Николай Черкашин
ГИБЕЛЬ "КАМБАЛЫ"
Вот и не верь потом в дурные приметы... Контр-адмирал Сарновский верил и потому категорически запрещал духовому оркестру своего штаба играть “Данс макабр” Сен-Санса. Сейчас невозможно сказать, что явилось причиной этого запрета, но только старый моряк приказал капельмейстеру выбросить эту вещь из репертуара. И вдруг перед самым выходом отряда черноморских броненосцев из Евпатории в Севастополь он услышал на палубе флагманского корабля эти роковые звуки. Разъяренный, он выскочил из адмиральского салона к оркестру, но... было поздно. “Погребальный танец” Сен-Санса был сыгран,— должно быть, по воле Провидения.
Ночью отряд вышел в поход. Ночью 29 мая 1909 года и случилось это морское несчастье... И хотя обстоятельства трагедии известны в деталях, истинная причина ее остается загадочной.
А было так...
В те далекие годы считалось, что подводная лодка может действовать только днем, так как ночью она не сможет увидеть цель в перископ. Честь оружия взялся отстаивать командир дивизиона подводных лодок Черного моря только что произведенный в капитаны 2-го ранга Николай Михайлович Белкин 2-й. Он привез в Севастополь пылкую веру в будущность подводных лодок, что собирала молодых офицеров в стены Либавского учебного отряда подводного плавания.
23 мая 1909 года на совещании офицеров Белкин стал доказывать возможность ночных атак и после долгих дискуссий вызвался провести такую атаку сам. Как ни осторожничало севастопольское морское начальство, но все же разрешило увлеченному кавторангу провести эксперимент. Выбор пал на подводную лодку “Камбала” — одну из трех, что составляли все подводные силы Черноморского флота. Собственно, никакого выбора не было, просто “Камбале” в тот день предстояло дежурить у входа в Южную бухту.
Командовал подводным кораблем недавно назначенный на него лейтенант Михаил Аквилонов. Его помощником был мичман Дмитрий Тучков. Оба год назад вместе кончили курс в учебном отряде.
В пятницу 29 мая, едва лишь начало темнеть, “Камбала” отвалила от борта своей базы — линкора “Двенадцать апостолов” — и двинулась к Стрелецкой бухте, где против западного берега застопорила машина и стала поджидать эскадру, возвращающуюся из Евпатории. В половине двенадцатого в свете луны смутно замаячили громады головных кораблей. Они шли без огней, так как были предупреждены об учебной атаке. Правда, командиры броненосцев считали, что подводники не рискнут выйти в светлую, лунную ночь, а дождутся полной темени.

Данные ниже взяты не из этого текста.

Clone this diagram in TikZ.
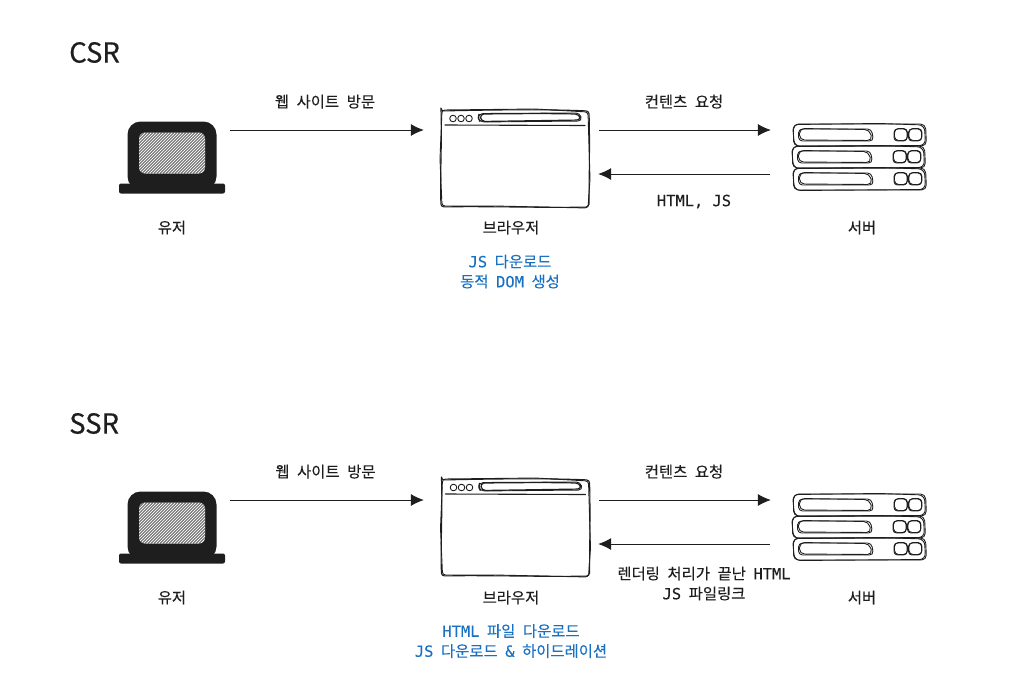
\documentclass[tikz,border=0pt]{standalone}
\usepackage{fontspec}
\setmainfont{Noto Sans CJK KR}
\newfontfamily\krfont[WordSpace=2.2,FakeBold=0.2]{Noto Sans CJK KR}
\newfontfamily\titlefont[FakeBold=0.5]{Noto Sans CJK KR}
\newfontfamily\latfont[FakeBold=0.25]{DejaVu Sans Mono}
\newcommand{\lat}[1]{{\latfont\fontsize{15.4}{20}\selectfont #1}}
\usetikzlibrary{arrows.meta}
\definecolor{ink}{HTML}{1E1E1E}
\definecolor{blueink}{HTML}{1971C2}
\tikzset{
  lbl/.style={font=\krfont\fontsize{15.4}{20}\selectfont, text=ink, inner sep=0pt, align=center},
  bluelbl/.style={lbl, text=blueink},
  titlelbl/.style={font=\titlefont\fontsize{27.5}{30}\selectfont, text=ink, inner sep=0pt, anchor=west},
  icon/.style={inner sep=0pt, minimum width=#1},
  flow/.style={ink, line width=0.8pt, -{Latex[length=13pt,width=12pt]}},
  sketch/.style={ink, line width=0.9pt, line join=round, line cap=round},
  % laptop, drawn around its own centre
  pics/laptop/.style={code={
    \fill[ink, rounded corners=13pt] (-44.5,-36) rectangle (44.5,32);
    \fill[ink, rounded corners=2pt] (-53,26) rectangle (53,36);
    \fill[gray!12, rounded corners=6pt] (-33,-25) rectangle (33,16);
    \begin{scope}
      \clip[rounded corners=6pt] (-33,-25) rectangle (33,16);
      \foreach \hh in {-75,-72,...,36}
        \draw[ink, line width=0.4pt] (\hh,16) -- (\hh+41,-25);
    \end{scope}
  }},
  % browser window
  pics/browserwin/.style={code={
    \draw[sketch, line width=1.1pt, rounded corners=3pt]
      (-74,-48) .. controls (-30,-49) and (30,-50) .. (74,-48)
      .. controls (75,-15) and (74,20) .. (74,48)
      .. controls (30,49) and (-30,47) .. (-74,48)
      .. controls (-75,20) and (-73,-15) .. (-74,-48) -- cycle;
    \draw[sketch, rounded corners=3pt]
      (-73,-49) -- (20,-50) -- (73,-47) -- (75,20) -- (73,49) -- (-20,47) -- (-73,47) -- (-75,0) -- cycle;
    \draw[sketch, line width=1.1pt] (-70,-34) -- (70,-33.5);
    \foreach \dd in {-62,-54,-46}
      \draw[sketch] (\dd,-40.5) circle (3.3);
    \draw[sketch, rounded corners=4pt] (-36,-45.5) -- (65,-46) -- (67,-38) -- (-35,-37) -- (-37,-41) -- cycle;
    \draw[sketch, line width=1.2pt, rounded corners=4pt] (-35,-45) -- (25,-45.5) -- (64,-45) -- (66,-39) -- (-34,-37.5) -- cycle;
  }},
  % one shelf of the server
  pics/shelf/.style={code={
    \draw[sketch, rounded corners=5pt] (-66,-11) -- (66,-11) -- (67,11) -- (-66,11) -- cycle;
    \draw[sketch, rounded corners=6pt] (-67,-10.5) -- (20,-11.5) -- (65,-10) -- (66,10.5) -- (-65,11.5) -- cycle;
    \draw[sketch, rounded corners=4pt] (-61,-6) -- (12,-6) -- (14,6) -- (-61,6) -- cycle;
    \draw[sketch, rounded corners=5pt] (-60,-6.5) -- (10,-5.5) -- (13,5.5) -- (-60,5) -- cycle;
    \foreach \ss in {41,55.5}
      {
      \draw[sketch, rounded corners=3.5pt] (\ss-6.5,-6) rectangle (\ss+6.5,6);
      \draw[sketch, rounded corners=4pt] (\ss-6,-6.5) rectangle (\ss+7,5.5);
      }
  }},
  pics/serverstack/.style={code={
    \pic at (0,-22) {shelf};
    \pic at (-1,0) {shelf};
    \pic at (0,22) {shelf};
  }}
}
\begin{document}
\begin{tikzpicture}[x=1pt,y=-1pt]
  \useasboundingbox (0,0) rectangle (1022,697);

  % CSR
  \node[titlelbl] (csrtitle) at (69,52.5) {CSR};
  \pic at (172,157.5) {laptop};
  \pic at (515,159) {browserwin};
  \pic at (859.5,157) {serverstack};
  \node[icon=106pt, minimum height=72pt] (usera) at (172,157.5) {};
  \node[icon=148pt, minimum height=98pt] (browsera) at (515,159) {};
  \node[icon=134pt, minimum height=66pt] (servera) at (859.5,157) {};
  \draw[flow] ([xshift=5pt,yshift=27.5pt]usera.east) -- ([xshift=-17pt,yshift=29pt]browsera.west)
    node[lbl, midway, above=21pt, xshift=-2pt] (visita) {웹 사이트 방문};
  \draw[flow] ([xshift=10pt,yshift=29pt]browsera.east) -- ([xshift=-21.5pt,yshift=27pt]servera.west)
    node[lbl, midway, above=21pt, xshift=-1pt] (reqa) {컨텐츠 요청};
  \draw[flow] ([xshift=-22.5pt,yshift=-17pt]servera.west) -- ([xshift=9pt,yshift=-15pt]browsera.east);
  \node[lbl] (resa) at (694,201.5) {\lat{HTML, JS}};
  \node[lbl] (usernamea) at (172,227.5) {유저};
  \node[lbl] (browsernamea) at (511,227.5) {브라우저};
  \node[lbl] (servernamea) at (862,227.5) {서버};
  \node[bluelbl] (notea) at (510,271.5) {\lat{JS} 다운로드\\동적 \lat{DOM} 생성};

  % SSR
  \node[titlelbl] (ssrtitle) at (69,423.5) {SSR};
  \pic at (172,527.5) {laptop};
  \pic at (515.5,528) {browserwin};
  \pic at (859.5,527) {serverstack};
  \node[icon=106pt, minimum height=72pt] (userb) at (172,527.5) {};
  \node[icon=148pt, minimum height=98pt] (browserb) at (515.5,528) {};
  \node[icon=134pt, minimum height=66pt] (serverb) at (859.5,527) {};
  \draw[flow] ([xshift=5pt,yshift=27.5pt]userb.east) -- ([xshift=-17.5pt,yshift=28pt]browserb.west)
    node[lbl, midway, above=21pt, xshift=-1.5pt] (visitb) {웹 사이트 방문};
  \draw[flow] ([xshift=9.5pt,yshift=28pt]browserb.east) -- ([xshift=-21.5pt,yshift=27pt]serverb.west)
    node[lbl, midway, above=21pt, xshift=-1pt] (reqb) {컨텐츠 요청};
  \draw[flow] ([xshift=-22.5pt,yshift=-17pt]serverb.west) -- ([xshift=8.5pt,yshift=-16pt]browserb.east);
  \node[lbl] (resb) at (704,583.5) {렌더링 처리가 끝난 \lat{HTML}\\\lat{JS} 파일링크};
  \node[lbl] (usernameb) at (172,597.5) {유저};
  \node[lbl] (browsernameb) at (511,597.5) {브라우저};
  \node[lbl] (servernameb) at (862,597.5) {서버};
  \node[bluelbl] (noteb) at (511,641) {\lat{HTML} 파일 다운로드\\\lat{JS} 다운로드 \lat{\&} 하이드레이션};
\end{tikzpicture}
\end{document}
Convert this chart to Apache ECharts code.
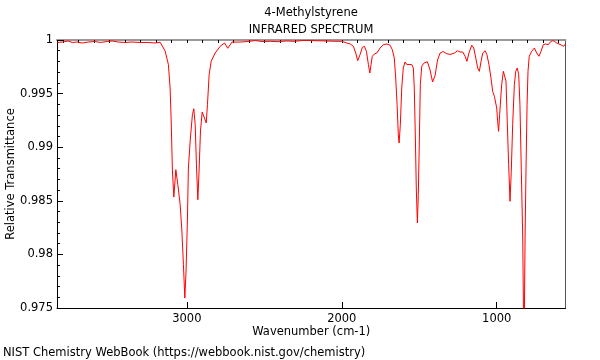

Лейтенант Аквилонов стоял на мостике, а капитан 2-го ранга Белкин спустился в рубку и через перископ наблюдал за эскадрой. Мичман Тучков находился у торпедных аппаратов.
Аквилонов не решился атаковать из-под воды и погрузился лишь в позиционное положение, то есть принял часть водяного балласта.
В этом положении лодка, как тогда говорили, “уменьшила силуэт” и стала еще менее заметной.
В голове колонны шел броненосец “Пантелеймон” (бывший “Потемкин”, переименованный после событий 1905 года). С дистанции 4 кабельтовых (около километра) “Камбала” успешно атаковала его, условно выпустив свою единственную торпеду, и стала поворачивать влево, пытаясь лечь на курс, параллельный курсу эскадры. Это был роковой маневр! То ли Аквилонов не рассчитал дистанцию до следующего корабля, то ли не ожидал, что подводная лодка выкатится из циркуляции далеко вправо, но только борт лодки оказался в считанных саженях от кованого форштевня броненосца “Ростислав”. Командир “Ростислава” капитан 1-го ранга Сапсай 2-й крикнул рулевому: “Лево на борт!” — ив переговорную трубу: “Полный назад!” — но никакая сила не могла уже остановить, свернуть бронированную громадину, шедшую со скоростью 12 узлов. Таран “Ростислава” ударил в правый борт “Камбалы” позади рубки. Субмарина завалилась на левый борт, ее протащило вдоль броненосца, и через несколько секунд она навсегда скрылась под водой. Почти перерезанная пополам, “Камбала” опустилась на грунт со всем экипажем. Видимо, все погибли сразу, так как глубина места (58 метров) вдвое превышала расчетный предел погружения. В раздавленном корпусе остались капитан 2-го ранга Белкин и 19 человек команды.
Спасли лишь одного человека — командира, лейтенанта Аквилонова. При ударе его выбросило с мостика, спасательный жилет удержал его в холодной воде до подхода шлюпки с крейсера “Память Меркурия”.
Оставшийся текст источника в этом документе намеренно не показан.